Le ragioni del “No”

venerdì 14 ottobre 2016


Tra le tante ragioni che dovrebbero indurci – tutti – ad esprimere un “No” risoluto e definitivo al discutibile quesito referendario sulla revisione costituzionale, una mi pare sufficiente a giustificare la negazione del consenso ed a legittimare la protesta: questa riforma proviene dai banchi del Governo e non dallo scranno dei parlamentari.

Cerchiamo di capirci bene e, se possibile, fino in fondo. Questa Costituzione, per molti versi, appartiene al passato e non sembra più in grado non già di garantire la governabilità del sistema (ciò che rappresenta, all’evidenza, un problema politico superabile con leggi ordinarie), ma di favorire le condizioni di realizzazione degli scopi per il cui raggiungimento venne emanata. Siamo tutti d’accordo, dunque, che è giunta l’ora di modificarla, la Costituzione, e di fare una riforma che tenga conto - anche - delle numerose cessioni di sovranità in favore dell’Unione europea degli ultimi anni. Il problema, però, è capire chi deve riformarla e come. Sui contenuti della revisione possiamo discutere, sulla penna che scrive il testo, no. Non il Governo. Chiunque – sia una Commissione creata ad hoc, una Bicamerale, un Organismo a composizione mista, di cittadini esperti e parlamentari – ma non il Governo, perché, in una democrazia liberale, le regole del gioco vengono scritte dal titolare della sovranità.

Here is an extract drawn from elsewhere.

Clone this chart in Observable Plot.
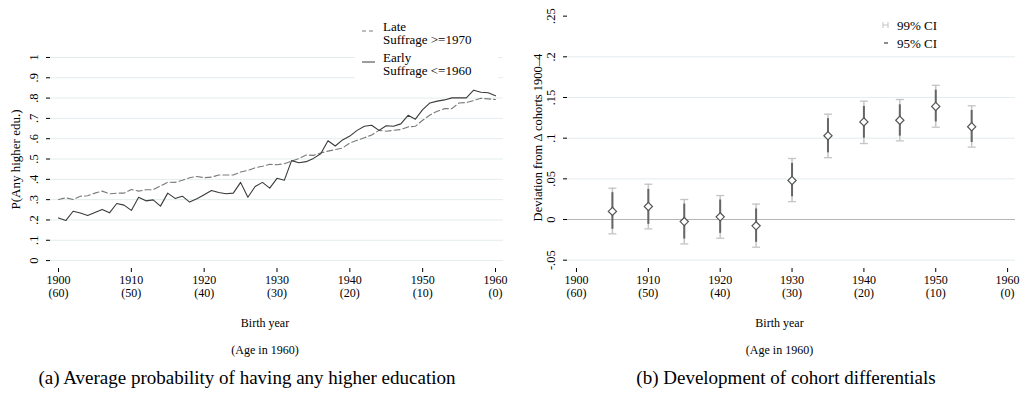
<!DOCTYPE html>
<html><head><meta charset="utf-8">
<script src="https://cdn.jsdelivr.net/npm/d3@7"></script>
<script src="https://cdn.jsdelivr.net/npm/@observablehq/plot@0.6"></script>
<style>
body{margin:0;background:#fff;font-family:"Liberation Serif","Times New Roman",serif;color:#000;}
#wrap{position:relative;width:1029px;height:393px;overflow:hidden;background:#fff;}
.panel{position:absolute;top:0;}
.cap{position:absolute;font-size:19px;white-space:nowrap;transform:translate(-50%,-50%);}
.lt{position:absolute;font-size:13px;line-height:13px;white-space:nowrap;}
.ls{position:absolute;}
</style></head><body>
<div id="wrap">
  <div id="pa" class="panel" style="left:0"></div>
  <div id="pb" class="panel" style="left:514px"></div>
  <div id="legA" style="position:absolute;left:355px;top:9px;width:143px;height:71px;background:#fff;"></div>
  <svg class="ls" style="left:360px;top:29px" width="18" height="4"><line x1="2" x2="15" y1="2" y2="2" stroke="#7a7a7a" stroke-width="1" stroke-dasharray="4,3"/></svg>
  <div class="lt" style="left:383px;top:19.5px">Late</div>
  <div class="lt" style="left:383px;top:32.5px">Suffrage &gt;=1970</div>
  <svg class="ls" style="left:360px;top:60px" width="18" height="4"><line x1="2" x2="15" y1="2" y2="2" stroke="#3a3a3a" stroke-width="1"/></svg>
  <div class="lt" style="left:383px;top:50.5px">Early</div>
  <div class="lt" style="left:383px;top:63.5px">Suffrage &lt;=1960</div>
  <svg class="ls" style="left:881px;top:21px" width="10" height="8"><path d="M2,1V7M7,1V7M2,4H7" stroke="#c4c4c4" stroke-width="1" fill="none"/></svg>
  <div class="lt" style="left:897px;top:18.5px">99% CI</div>
  <svg class="ls" style="left:881px;top:40px" width="10" height="6"><line x1="3" x2="7" y1="3" y2="3" stroke="#666" stroke-width="1.5"/></svg>
  <div class="lt" style="left:897px;top:36.5px">95% CI</div>
  <div class="cap" style="left:247px;top:378px">(a) Average probability of having any higher education</div>
  <div class="cap" style="left:786px;top:378px">(b) Development of cohort differentials</div>
</div>
<script>
// ---------- Panel (a) data ----------
const years = [1900,1901,1902,1903,1904,1905,1906,1907,1908,1909,1910,1911,1912,1913,1914,1915,1916,1917,1918,1919,1920,1921,1922,1923,1924,1925,1926,1927,1928,1929,1930,1931,1932,1933,1934,1935,1936,1937,1938,1939,1940,1941,1942,1943,1944,1945,1946,1947,1948,1949,1950,1951,1952,1953,1954,1955,1956,1957,1958,1959,1960];
const lateSuffrage = [0.301,0.309,0.301,0.317,0.319,0.332,0.342,0.329,0.332,0.332,0.350,0.342,0.349,0.349,0.367,0.386,0.385,0.395,0.408,0.414,0.408,0.411,0.421,0.421,0.421,0.436,0.444,0.457,0.464,0.474,0.472,0.477,0.490,0.502,0.520,0.518,0.530,0.539,0.546,0.554,0.579,0.592,0.605,0.618,0.641,0.637,0.641,0.645,0.658,0.661,0.691,0.717,0.735,0.748,0.748,0.776,0.778,0.788,0.799,0.796,0.793];
const earlySuffrage = [0.210,0.197,0.243,0.234,0.222,0.237,0.252,0.235,0.281,0.273,0.247,0.312,0.294,0.299,0.268,0.332,0.306,0.317,0.288,0.304,0.324,0.345,0.335,0.329,0.332,0.385,0.312,0.365,0.385,0.357,0.405,0.395,0.492,0.482,0.487,0.503,0.526,0.590,0.564,0.594,0.613,0.641,0.661,0.666,0.641,0.664,0.661,0.673,0.715,0.696,0.743,0.776,0.785,0.791,0.801,0.801,0.801,0.839,0.829,0.826,0.811];
const yTicksA = [0,0.1,0.2,0.3,0.4,0.5,0.6,0.7,0.8,0.9,1];
const yTickLabelsA = ["0",".1",".2",".3",".4",".5",".6",".7",".8",".9","1"];

// ---------- Panel (b) data ----------
const cohorts = [1905,1910,1915,1920,1925,1930,1935,1940,1945,1950,1955];
const estimate = [0.010,0.016,-0.0025,0.0033,-0.0078,0.048,0.103,0.120,0.122,0.139,0.114];
const lo95 = [-0.012,-0.006,-0.024,-0.017,-0.028,0.028,0.082,0.100,0.1025,0.120,0.0947];
const hi95 = [0.033,0.037,0.019,0.024,0.013,0.069,0.124,0.139,0.141,0.159,0.134];
const lo99 = [-0.0176,-0.0115,-0.030,-0.023,-0.034,0.022,0.076,0.0934,0.0967,0.1135,0.089];
const hi99 = [0.0385,0.0434,0.0246,0.0295,0.019,0.075,0.1295,0.1455,0.1475,0.165,0.1398];
const yTicksB = [-0.05,0,0.05,0.1,0.15,0.2,0.25];
const yTickLabelsB = ["-.05","0",".05",".1",".15",".2",".25"];
const gridB = [-0.05,0.05,0.1,0.15,0.2];

// ---------- shared x ticks ----------
const xTicks = [1900,1910,1920,1930,1940,1950,1960];
const xTickLabels = ["1900","1910","1920","1930","1940","1950","1960"];
const ageLabels = ["(60)","(50)","(40)","(30)","(20)","(10)","(0)"];

const FONT = '"Liberation Serif","Times New Roman",serif';
const GRID = "#e3ecee";
const xFmt = d => { const i = xTicks.indexOf(d); return xTickLabels[i] + "\n" + ageLabels[i]; };

function bottomLabels() {
  return [
    Plot.text(["Birth year"], {text: d => d, frameAnchor: "bottom", dy: 58, dx: -12, fontSize: 12}),
    Plot.text(["(Age in 1960)"], {text: d => d, frameAnchor: "bottom", dy: 85, dx: -12, fontSize: 12})
  ];
}

const capSymbol = {draw(ctx) { ctx.moveTo(-4, 0); ctx.lineTo(4, 0); }};

const plotA = Plot.plot({
  width: 514, height: 360,
  marginLeft: 50, marginRight: 11, marginTop: 8, marginBottom: 92,
  style: {fontFamily: FONT, fontSize: "12px", color: "#000", background: "transparent"},
  x: {domain: [1898.9, 1961.1]},
  y: {domain: [-0.039, 1.241]},
  marks: [
    Plot.gridY(yTicksA, {stroke: GRID, strokeOpacity: 1}),
    Plot.line(years.map((yr, i) => [yr, lateSuffrage[i]]), {stroke: "#7a7a7a", strokeWidth: 1.1, strokeDasharray: "6,3"}),
    Plot.line(years.map((yr, i) => [yr, earlySuffrage[i]]), {stroke: "#3a3a3a", strokeWidth: 1.1}),
    Plot.axisX(xTicks, {tickSize: 4, tickPadding: 2, tickFormat: xFmt, lineHeight: 1.1, label: null, line: true, fontSize: 12}),
    Plot.axisY(yTicksA, {tickSize: 4, tickFormat: () => "", label: null, line: true}),
    Plot.text(yTicksA, {y: d => d, text: (d, i) => yTickLabelsA[i], frameAnchor: "left", dx: -17, rotate: -90, textAnchor: "middle", fontSize: 12.5}),
    Plot.text(["P(Any higher edu.)"], {text: d => d, frameAnchor: "left", dx: -35, dy: 21, rotate: -90, textAnchor: "middle", fontSize: 13}),
    ...bottomLabels()
  ]
});
document.getElementById("pa").appendChild(plotA);

const plotB = Plot.plot({
  width: 515, height: 360,
  marginLeft: 53, marginRight: 14, marginTop: 8, marginBottom: 92,
  style: {fontFamily: FONT, fontSize: "12px", color: "#000", background: "transparent"},
  x: {domain: [1898.75, 1961.1]},
  y: {domain: [-0.0602, 0.2594]},
  marks: [
    Plot.gridY(gridB, {stroke: GRID, strokeOpacity: 1}),
    Plot.ruleY([0], {stroke: "#b5b5b5", strokeWidth: 1}),
    Plot.ruleX(cohorts, {x: d => d, y1: (d, i) => lo99[i], y2: (d, i) => hi99[i], stroke: "#c4c4c4", strokeWidth: 1.5}),
    Plot.dot(cohorts, {x: d => d, y: (d, i) => lo99[i], symbol: capSymbol, r: 3, stroke: "#c4c4c4", strokeWidth: 1.3, fill: "none"}),
    Plot.dot(cohorts, {x: d => d, y: (d, i) => hi99[i], symbol: capSymbol, r: 3, stroke: "#c4c4c4", strokeWidth: 1.3, fill: "none"}),
    Plot.ruleX(cohorts, {x: d => d, y1: (d, i) => lo95[i], y2: (d, i) => hi95[i], stroke: "#666", strokeWidth: 2}),
    Plot.dot(cohorts, {x: d => d, y: (d, i) => estimate[i], symbol: "diamond2", r: 3.7, stroke: "#555", strokeWidth: 1.2, fill: "#fff"}),
    Plot.axisX(xTicks, {tickSize: 4, tickPadding: 2, tickFormat: xFmt, lineHeight: 1.1, label: null, line: true, fontSize: 12}),
    Plot.axisY(yTicksB, {tickSize: 4, tickFormat: () => "", label: null, line: true}),
    Plot.text(yTicksB, {y: d => d, text: (d, i) => yTickLabelsB[i], frameAnchor: "left", dx: -17, rotate: -90, textAnchor: "middle", fontSize: 12.5}),
    Plot.text(["Deviation from \u0394 cohorts 1900\u20134"], {text: d => d, frameAnchor: "left", dx: -30, dy: -1, rotate: -90, textAnchor: "middle", fontSize: 12.5}),
    ...bottomLabels()
  ]
});
document.getElementById("pb").appendChild(plotB);
</script>
</body></html>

E poiché non possiamo pensare di rimettere all’intero corpo elettorale la stesura della nostra carta fondamentale, siamo costretti a rivolgerci a chi è investito della delega di esercizio della menzionata sovranità. Nell’oceano infinito delle polemiche concernenti la riforma, non ho sentito dire neppure una volta che le Costituzioni democratiche servono soprattutto a garantire i cittadini dai pericoli che derivano dallo Stato, non al pur meritevole fine di assicurare il risparmio dei soldi pubblici. Nel gioco delle parti, volendo ricorrere ad una metafora, noi siamo i deboli ed il Governo è la parte forte; noi eleggiamo un Parlamento al quale deleghiamo la nostra sovranità e il Governo, da buon fiduciario, amministra la Nazione.

Non si tratta di scegliere tra parlamentarismo e presidenzialismo (nelle sue molte sfumature o accezioni), ma di fissare regole che impediscano lo svuotamento della democrazia. Quindi, non sta al Governo scrivere quelle regole. Se questo accade – come è accaduto qui da noi – corriamo il rischio di trovare sparse qua e là delle norme che prevedono una corsia preferenziale per i disegni di legge governativi, che riducono le autonomie locali e che sono potenzialmente idonee a determinare lo stallo tra i due rami del Parlamento a tutto vantaggio di chi (il Governo, manco a dirlo) può surrogarsi agli inerti ed intervenire. Dietro le quinte, ma neppure troppo, magari troveremo una legge elettorale che cristallizza e protegge, fortificandola, l’unica maggioranza prevedibile.

Io non voto no (soltanto) perché non sono d’accordo con il merito della riforma. Io voto no perché i Governi passano e la Costituzione resta e perché non addebito a quest’ultima le lungaggini delle discussioni parlamentari o il fallimento delle Regioni. Quelle, ammesso che sia così, sono colpe che ricadono su di noi, ma non giustificano in alcun modo la consegna di una delega in bianco all’unico Organo la cui sopravvivenza è legata al persistere di una fiducia che, a questo punto, potrebbe essere conquistata e mantenuta proprio grazie allo squilibrio determinato dalle nuove regole volute e scritte dall’Organo stesso.